The Board in the instant case disagrees with employer counsel that the facts of this case are similar to those in Super Tops No. 1. They are so different as to readily distinguish it from the Super Tops decision. The employer did not have a plan to target a particular market not served by Safeway. It learned after it opened the Current River store that its market included a large number of Ukrainians and it tried to find out what special interests they had, just as it did for all customers.
That was part of the employer's attempts to personalize service in the store. While it was a deliberate effort to present a different service than Safeway had, it falls into the normal kind of initiatives one would expect of a new occupant trying to place its own stamp on the premises.
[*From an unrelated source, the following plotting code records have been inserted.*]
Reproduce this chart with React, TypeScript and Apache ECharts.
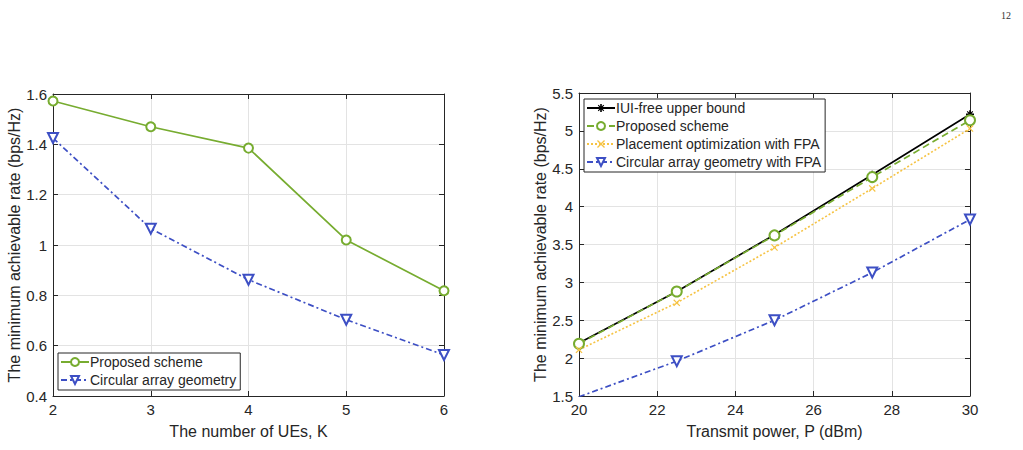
import React, { useEffect, useRef } from "react";
import * as echarts from "echarts";

const ueCounts = [2, 3, 4, 5, 6];
const leftProposed = [1.572, 1.47, 1.385, 1.02, 0.818];
const leftCircular = [1.425, 1.065, 0.862, 0.703, 0.563];

const powers = [20, 22.5, 25, 27.5, 30];
const iuiFree = [2.2, 2.88, 3.63, 4.42, 5.22];
const rightProposed = [2.19, 2.88, 3.62, 4.39, 5.14];
const placementFPA = [2.11, 2.73, 3.46, 4.24, 5.03];
const circularFPA = [1.49, 1.96, 2.5, 3.13, 3.83];

const GREEN = "#77AC30";
const BLUE = "#3D4FC4";
const YELLOW = "#F6C343";
const AXIS = "#262626";
const FONT = "Liberation Sans, Arial, Helvetica, sans-serif";

const X_SYM = "path://M0,1.2 L1.2,0 L5,3.8 L8.8,0 L10,1.2 L6.2,5 L10,8.8 L8.8,10 L5,6.2 L1.2,10 L0,8.8 L3.8,5 Z";
const STAR_SYM =
  "path://M4,0 L6,0 L6,10 L4,10 Z M0,4 L10,4 L10,6 L0,6 Z M1,2 L2,1 L9,8 L8,9 Z M8,1 L9,2 L2,9 L1,8 Z";

const nameMap: Record<string, string> = {
  "Proposed scheme ": "Proposed scheme",
};

function zip(xs: number[], ys: number[]) {
  return xs.map((x, i) => [x, ys[i]]);
}

export default function App() {
  const ref = useRef<HTMLDivElement>(null);
  useEffect(() => {
    if (!ref.current) return;
    const chart = echarts.init(ref.current, undefined, { renderer: "svg" });
    const axisCommon = {
      type: "value" as const,
      axisLine: { show: true, lineStyle: { color: AXIS, width: 1 } },
      axisTick: { show: true, inside: true, length: 5, lineStyle: { color: AXIS } },
      axisLabel: { color: AXIS, fontSize: 15, fontFamily: FONT, margin: 6 },
      splitLine: { show: true, lineStyle: { color: "#e3e3e3", width: 1 } },
      nameLocation: "middle" as const,
      nameTextStyle: { color: AXIS, fontSize: 16, fontFamily: FONT },
    };
    const mirror = {
      type: "value" as const,
      axisLine: { show: true, lineStyle: { color: AXIS, width: 1 } },
      axisTick: { show: true, inside: true, length: 5, lineStyle: { color: AXIS } },
      axisLabel: { show: false },
      splitLine: { show: false },
    };
    const legendCommon = {
      orient: "vertical" as const,
      itemWidth: 28,
      itemHeight: 10,
      padding: [2, 4, 3, 2],
      borderColor: AXIS,
      borderWidth: 1,
      backgroundColor: "#ffffff",
      textStyle: { color: AXIS, fontSize: 14, fontFamily: FONT, padding: [0, 0, 0, -4] },
      selectedMode: false,
    };
    chart.setOption({
      animation: false,
      backgroundColor: "#ffffff",
      grid: [
        { left: 53, top: 94, width: 391, height: 302 },
        { left: 579, top: 93, width: 391, height: 303 },
      ],
      xAxis: [
        { ...axisCommon, gridIndex: 0, min: 2, max: 6, interval: 1, name: "The number of UEs, K", nameGap: 27 },
        { ...axisCommon, gridIndex: 1, min: 20, max: 30, interval: 2, name: "Transmit power, P (dBm)", nameGap: 27 },
        { ...mirror, gridIndex: 0, position: "top", min: 2, max: 6, interval: 1 },
        { ...mirror, gridIndex: 1, position: "top", min: 20, max: 30, interval: 2 },
      ],
      yAxis: [
        { ...axisCommon, gridIndex: 0, min: 0.4, max: 1.6, interval: 0.2, name: "The minimum achievable rate (bps/Hz)", nameGap: 31 },
        { ...axisCommon, gridIndex: 1, min: 1.5, max: 5.5, interval: 0.5, name: "The minimum achievable rate (bps/Hz)", nameGap: 31 },
        { ...mirror, gridIndex: 0, position: "right", min: 0.4, max: 1.6, interval: 0.2 },
        { ...mirror, gridIndex: 1, position: "right", min: 1.5, max: 5.5, interval: 0.5 },
      ],
      legend: [
        {
          ...legendCommon,
          data: ["Proposed scheme", "Circular array geometry"],
          left: 58,
          top: 353,
          itemGap: 4,
        },
        {
          ...legendCommon,
          data: [
            "IUI-free upper bound",
            "Proposed scheme ",
            "Placement optimization with FPA",
            "Circular array geometry with FPA",
          ],
          formatter: (n: string) => nameMap[n] || n,
          left: 584,
          top: 99,
          itemGap: 4,
        },
      ],
      series: [
        {
          name: "Proposed scheme",
          type: "line",
          xAxisIndex: 0,
          yAxisIndex: 0,
          data: zip(ueCounts, leftProposed),
          symbol: "emptyCircle",
          symbolSize: 9,
          color: GREEN,
          lineStyle: { color: GREEN, width: 1.7 },
          itemStyle: { color: GREEN, borderWidth: 1.5 },
        },
        {
          name: "Circular array geometry",
          type: "line",
          xAxisIndex: 0,
          yAxisIndex: 0,
          data: zip(ueCounts, leftCircular),
          symbol: "emptyTriangle",
          symbolRotate: 180,
          symbolSize: 10,
          color: BLUE,
          lineStyle: { color: BLUE, width: 1.7, type: [6, 3, 2, 3] },
          itemStyle: { color: BLUE, borderWidth: 1.3 },
        },
        {
          name: "IUI-free upper bound",
          type: "line",
          xAxisIndex: 1,
          yAxisIndex: 1,
          data: zip(powers, iuiFree),
          symbol: STAR_SYM,
          symbolSize: 8,
          color: "#000000",
          lineStyle: { color: "#000000", width: 1.7 },
          itemStyle: { color: "#000000" },
        },
        {
          name: "Proposed scheme ",
          type: "line",
          xAxisIndex: 1,
          yAxisIndex: 1,
          data: zip(powers, rightProposed),
          symbol: "emptyCircle",
          symbolSize: 10,
          color: GREEN,
          lineStyle: { color: GREEN, width: 1.7, type: [7, 4] },
          itemStyle: { color: GREEN, borderWidth: 1.6 },
        },
        {
          name: "Placement optimization with FPA",
          type: "line",
          xAxisIndex: 1,
          yAxisIndex: 1,
          data: zip(powers, placementFPA),
          symbol: X_SYM,
          symbolSize: 7,
          color: YELLOW,
          lineStyle: { color: YELLOW, width: 1.6, type: [2, 2] },
          itemStyle: { color: YELLOW },
        },
        {
          name: "Circular array geometry with FPA",
          type: "line",
          xAxisIndex: 1,
          yAxisIndex: 1,
          data: zip(powers, circularFPA),
          symbol: "emptyTriangle",
          symbolRotate: 180,
          symbolSize: 10,
          color: BLUE,
          lineStyle: { color: BLUE, width: 1.7, type: [6, 3, 2, 3] },
          itemStyle: { color: BLUE, borderWidth: 1.3 },
        },
      ],
      graphic: [
        {
          type: "text",
          right: 12,
          top: 10,
          style: { text: "12", fontSize: 10, fontFamily: "Liberation Serif, Times New Roman, serif", fill: "#333" },
        },
      ],
    });
    return () => chart.dispose();
  }, []);
  return (
    <div
      ref={ref}
      style={{ position: "fixed", left: 0, top: 0, width: 1023, height: 450 }}
    />
  );
}
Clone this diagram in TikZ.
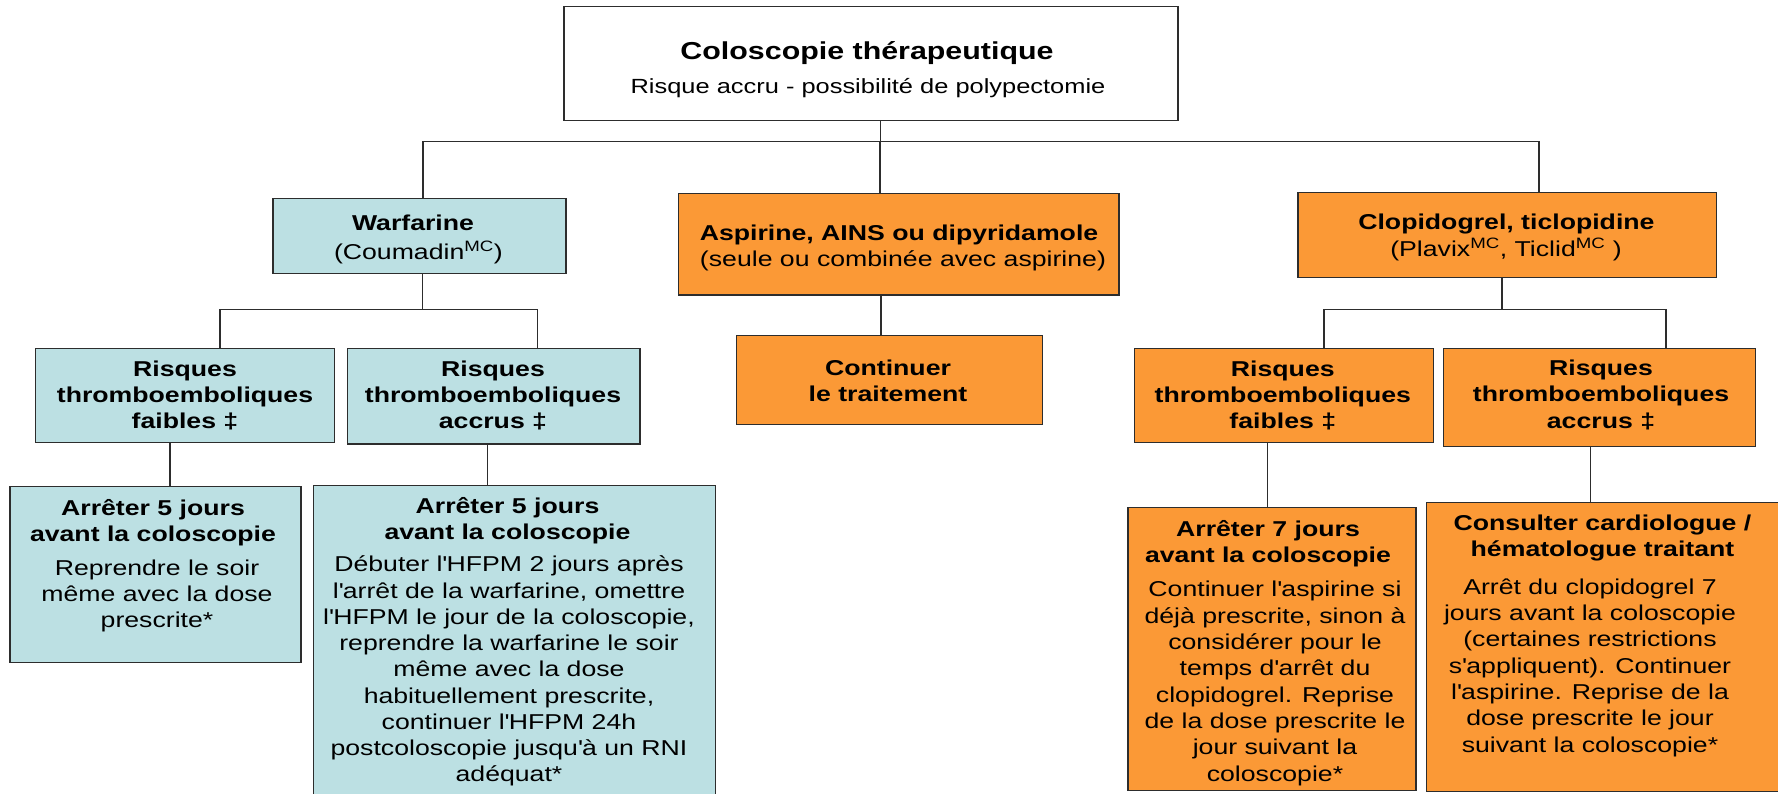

While these are entirely understandable and sensible initiatives, they are not aimed at developing a new market, rather they are aimed at consolidating the existing market by hanging on to present customers and trying to attract others already in the market area. The employer was clearly responding to the location of the premises. It specifically sought to buy Safeway's inventory, excluding perishables, so that it could open the store as Current River Foods Ltd. with hardly skipping a beat. The employer had acquired from Safeway everything in the way of fixtures, equipment and inventory, except for perishables, to do so the moment it closed the transaction. The employer's efforts after opening the store were clearly directed towards consolidating the existing customers of the store and trying to recapture the ones which Safeway may have lost.
This case falls squarely within the Dutch Boy line of cases which emphasized the importance of location for a retail food store and of the support of the people who live within its area. Baccari recognized this importance when he said that he did not want to delay the opening of the store because he wanted to take advantage of the customer's habits of coming to the store.
The Board adopts the reasoning in the Dutch Boy line of cases and finds on the facts of the instant case, that the employer, in acquiring the right to use the former Safeway premises complete with its furnishings, fixtures and inventory became the "buyer" in the sale of part of Safeway's business within the meaning of section 63 of the Act. Therefore, Current River Foods Ltd. is the successor employer to Canada Safeway Limited respecting the Current River store and is bound to the collective agreement between Canada Safeway Limited and United Food & Commercial Workers International Union, Local 409 which was in effect at the time of the sale.